1.3. How VoltDB Works

Documentation

VoltDB Home » Documentation » Using VoltDB

1.3. How VoltDB Works

VoltDB is not like traditional database products. Each VoltDB database is optimized for a specific application by partitioning the database tables and the stored procedures that access those tables across multiple "sites" or partitions on one or more host machines to create the distributed database. Because both the data and the work is partitioned, multiple queries can be run in parallel. At the same time, because each site operates independently, each transaction can run to completion without the overhead of locking individual records that consumes much of the processing time of traditional databases. Finally, VoltDB balances the requirements of maximum performance with the flexibility to accommodate less intense but equally important queries that cross partitions. The following sections describe these concepts in more detail.

1.3.1. Partitioning

In VoltDB, each stored procedure is defined as a transaction. The stored procedure (i.e. transaction) succeeds or rolls back as a whole, ensuring database consistency.

By analyzing and precompiling the data access logic in the stored procedures, VoltDB can distribute both the data and the processing associated with it to the individual partitions on the cluster. In this way, each partition contains a unique "slice" of the data and the data processing. Each node in the cluster can support multiple partitions.
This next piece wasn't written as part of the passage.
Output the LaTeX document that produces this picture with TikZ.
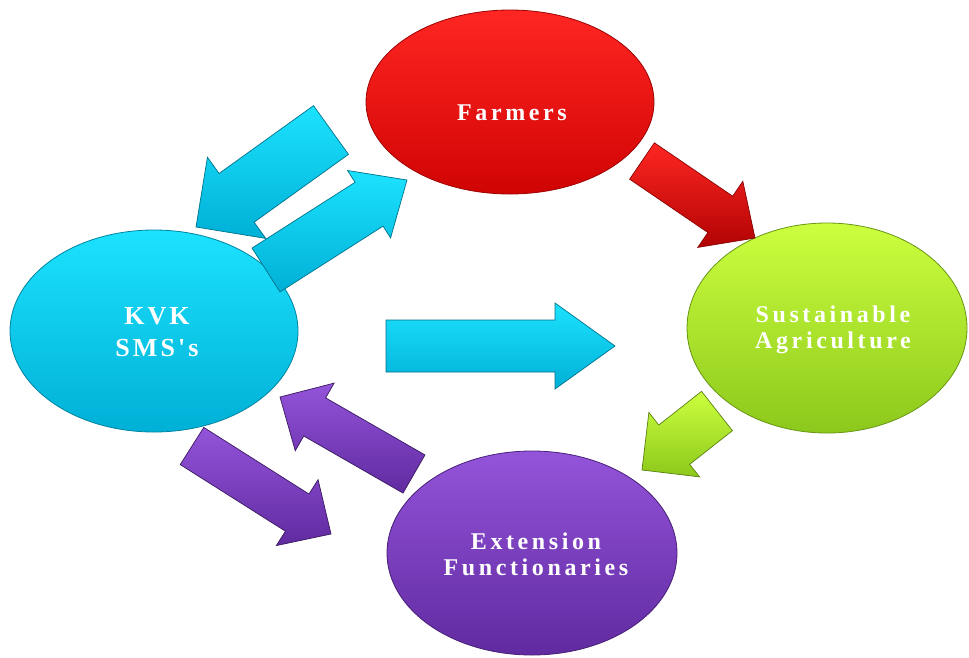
\documentclass[tikz,border=0pt]{standalone}
\usepackage{fontspec}
\setmainfont{Liberation Serif}
\newfontfamily\lblfont[LetterSpace=15]{Liberation Serif}
\newfontfamily\lblfontw[LetterSpace=12]{Liberation Serif}
\usetikzlibrary{calc,shapes.geometric}
\definecolor{redT}{RGB}{255,38,34}
\definecolor{redB}{RGB}{208,4,4}
\definecolor{cyanT}{RGB}{28,226,255}
\definecolor{cyanB}{RGB}{0,176,214}
\definecolor{grnT}{RGB}{204,255,62}
\definecolor{grnB}{RGB}{140,200,28}
\definecolor{purT}{RGB}{148,84,218}
\definecolor{purB}{RGB}{96,42,160}
\tikzset{
  bubble/.style={ellipse, inner sep=0pt, line width=0.8pt},
  redbub/.style={bubble, top color=redT, bottom color=redB, draw=redB!75!black},
  cyanbub/.style={bubble, top color=cyanT, bottom color=cyanB, draw=cyanB!75!black},
  grnbub/.style={bubble, top color=grnT, bottom color=grnB, draw=grnB!75!black},
  purbub/.style={bubble, top color=purT, bottom color=purB, draw=purB!75!black},
  lbl/.style={text=white, align=center, inner sep=0pt},
  arrbase/.style={line width=0.7pt, line join=miter},
  redarr/.style={arrbase, top color=redT, bottom color=redB!85!black, draw=redB!65!black},
  cyanarr/.style={arrbase, top color=cyanT, bottom color=cyanB, draw=cyanB!65!black},
  grnarr/.style={arrbase, top color=grnT, bottom color=grnB, draw=grnB!65!black},
  purarr/.style={arrbase, top color=purT, bottom color=purB, draw=purB!60!black},
}
% #1 name (uses coordinates #1-t tail and #1-p tip), #2 style, #3 shaft half width, #4 head half width, #5 head length
\newcommand\blockarrow[5]{%
  \coordinate (#1-h) at ($(#1-p)!#5!(#1-t)$);
  \path[#2] ($(#1-t)!#3!90:(#1-p)$) -- ($(#1-h)!#3!90:(#1-p)$) -- ($(#1-h)!#4!90:(#1-p)$)
    -- (#1-p) -- ($(#1-h)!#4!-90:(#1-p)$) -- ($(#1-h)!#3!-90:(#1-p)$)
    -- ($(#1-t)!#3!-90:(#1-p)$) -- cycle;
}
\begin{document}
\begin{tikzpicture}[x=1pt, y=-1pt]
\useasboundingbox[fill=white] (0,0) rectangle (969,657);

% bubbles
\node[redbub, minimum width=288pt, minimum height=184pt] (farm) at (510,102) {};
\node[cyanbub, minimum width=288pt, minimum height=202pt] (kvk) at (154,331) {};
\node[grnbub, minimum width=280pt, minimum height=210pt] (sust) at (827,328) {};
\node[purbub, minimum width=290pt, minimum height=204pt] (ext) at (532,553) {};

% arrow end points
\coordinate (a1-t) at (331,130); \coordinate (a1-p) at (196,227);
\coordinate (a2-t) at (266,270); \coordinate (a2-p) at (407,180);
\coordinate (a3-t) at (386,346); \coordinate (a3-p) at (615,346);
\coordinate (a4-t) at (642,161); \coordinate (a4-p) at (755,238);
\coordinate (a5-t) at (717,411); \coordinate (a5-p) at (642,470);
\coordinate (a6-t) at (192,446); \coordinate (a6-p) at (331,534);
\coordinate (a7-t) at (414,474); \coordinate (a7-p) at (280,397);

\blockarrow{a1}{cyanarr}{30pt}{50pt}{50pt}
\blockarrow{a2}{cyanarr}{26pt}{40pt}{45pt}
\blockarrow{a3}{cyanarr}{26pt}{43pt}{60pt}
\blockarrow{a4}{redarr}{22pt}{40pt}{42pt}
\blockarrow{a5}{grnarr}{25pt}{41pt}{41pt}
\blockarrow{a6}{purarr}{22pt}{39pt}{40pt}
\blockarrow{a7}{purarr}{22pt}{39pt}{40pt}

% labels
\node[lbl, font=\lblfont\bfseries\fontsize{24}{26}\selectfont] (farmT) at (512,112.5) {Farmers};
\node[lbl, font=\lblfontw\bfseries\fontsize{26}{32}\selectfont] (kvkT) at (157,332.5) {KVK\\SMS's};
\node[lbl, font=\lblfont\bfseries\fontsize{24}{26}\selectfont] (sustT) at (833,330) {Sustainable\\Agriculture};
\node[lbl, font=\lblfont\bfseries\fontsize{24}{26}\selectfont] (extT) at (536,554.5) {Extension\\Functionaries};
\end{tikzpicture}
\end{document}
Figure 1.1. Partitioning Tables

Partitioning Tables

1.3.2. Serialized (Single-Threaded) Processing

At run-time, calls to the stored procedures are passed to the appropriate partition. When procedures are "single-partitioned" (meaning they operate on data within a single partition) the server process executes the procedure by itself, freeing the rest of the cluster to handle other requests in parallel.

By using serialized processing, VoltDB ensures transactional consistency without the overhead of locking, latching, and transaction logs, while partitioning lets the database handle multiple requests at a time. As a general rule of thumb, the more processors (and therefore the more partitions) in the cluster, the more transactions VoltDB completes per second, providing an easy, almost linear path for scaling an application's capacity and performance.

When a procedure does require data from multiple partitions, one node acts as a coordinator and hands out the necessary work to the other nodes, collects the results and completes the task. This coordination makes multi-partitioned transactions slightly slower than single-partitioned transactions. However, transactional integrity is maintained and the architecture of multiple parallel partitions ensures throughput is kept at a maximum.

Figure 1.2. Serialized Processing

Serialized Processing

It is important to note that the VoltDB architecture is optimized for total throughput. Each transaction runs uninterrupted in its own thread, minimizing the individual latency per transaction (the time from when the transaction begins until processing ends). This also eliminates the overhead needed for locking, latching, and other administrative tasks, reducing the amount of time requests sit in the queue waiting to be executed. The result is that for a suitably partitioned schema, the number of transactions that can be completed in a second (i.e. throughput) is orders of magnitude higher than traditional databases.

1.3.3. Partitioned vs. Replicated Tables

Tables are partitioned in VoltDB based on a column that you, the developer or designer, specify. When you choose partitioning columns that match the way the data is accessed by the stored procedures, it optimizes execution at runtime.

To further optimize performance, VoltDB allows certain database tables to be replicated to all partitions of the cluster. For small tables that are largely read-only, this allows stored procedures to create joins between this table and another larger table while remaining a single-partitioned transaction. For example, a retail merchandising database that uses product codes as the primary key may have one table that simply correlates the product code with the product's category and full name, Since this table is relatively small and does not change frequently (unlike inventory and orders) it can be replicated to all partitions. This way stored procedures can retrieve and return user-friendly product information when searching by product code without impacting the performance of order and inventory updates and searches.

Figure 1.3. Replicating Tables

Replicating Tables

1.3.4. Ease of Scaling to Meet Application Needs

The VoltDB architecture is designed to simplify the process of scaling the database to meet the changing needs of your application. Increasing the number of nodes in a VoltDB cluster both increases throughput (by increasing the number of simultaneous queues in operation) and increases the data capacity (by increasing the number of partitions used for each table).

Scaling up a VoltDB database is a simple process that doesn't require any changes to the database schema or application code. You can either:

  • Save the database (using a snapshot), then restart the database specifying the new number of nodes for the resized cluster and using restore to reload the schema and data.

  • Add nodes "on the fly" while the database is running.